Lecture 7: Using SQL from Java

Advances in Programming Languages - Lecture 7 - Using SQL from JavaThis lecture begins a series on integrating domain-specific languages with general-purpose languages: today, SQL within Java.

SQL is a domain-specific language for programming queries on relational databases. Queries may be complex, with declarative and imperative components, and are often constructed by programs rather than directly by programmers.

Standard frameworks for creating such queries build them out of plain strings, taking little account of their structure as programs. This can also happen in other settings where a program in one language is used to manipulate code written in another.

This unstructured string manipulation can lead to a range of injection vulnerabilities in such systems. The lecture included a demonstration of this in the SkyServer database, a description of a briefly dramatic Twitter vulnerability, and some recent vulnerabilities in a WordPress plugin and Apple’s Mac OS X server.

The standard technology for managing SQL queries in Java is through Java Database Connectivity (JDBC) libraries. While JDBC is sophisticated in its handling of multiple alternate database backends — local, remote, and multi-vendor — building queries themselves typically falls back on string concatenation.

Use of prepared statements raises the level of abstraction a little: queries with placeholders are filled with suitable values. This is certainly better, but even this argument-passing is still a manual rebuild of a mechanism that is already ubiquitous and expertly managed in the host language. Can we do better?

SQL queries are programs in a rich high-level language; when we treat them as unstructured text we lose much of what we know about programming.

Link: Slides for Lecture 7

Homework

The preliminary report for your coursework assignment is due in at 3pm this Friday, 10 October.

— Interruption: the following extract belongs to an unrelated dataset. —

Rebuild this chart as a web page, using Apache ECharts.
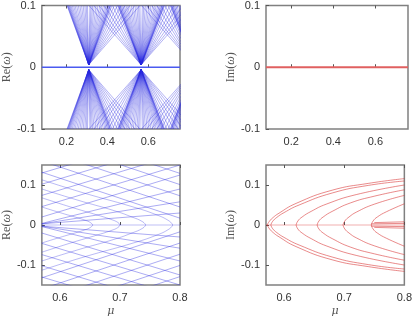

If you have questions about this please email me or drop in during my office hour, 1030–1130 on Wednesday.

Link: Preliminary report requirements

References

The examples I showed were all from SkyServer Data Release 7; the most recent version, Data Release 10, appears to have blocked the HTML injection loophole I demonstrated.

The Javascript injection into Twitter, and its self-tweeting tweet, was reported in the press and also by Twitter themselves.

The other SQL injection vulnerability reports were two I picked from standard repositories as being recent examples in familiar software. These are listed in many locations, and I took screenshots of a couple of standard reports. The “CVE” codes are unique identifiers in the “Common Vulnerabilities and Exposures” system.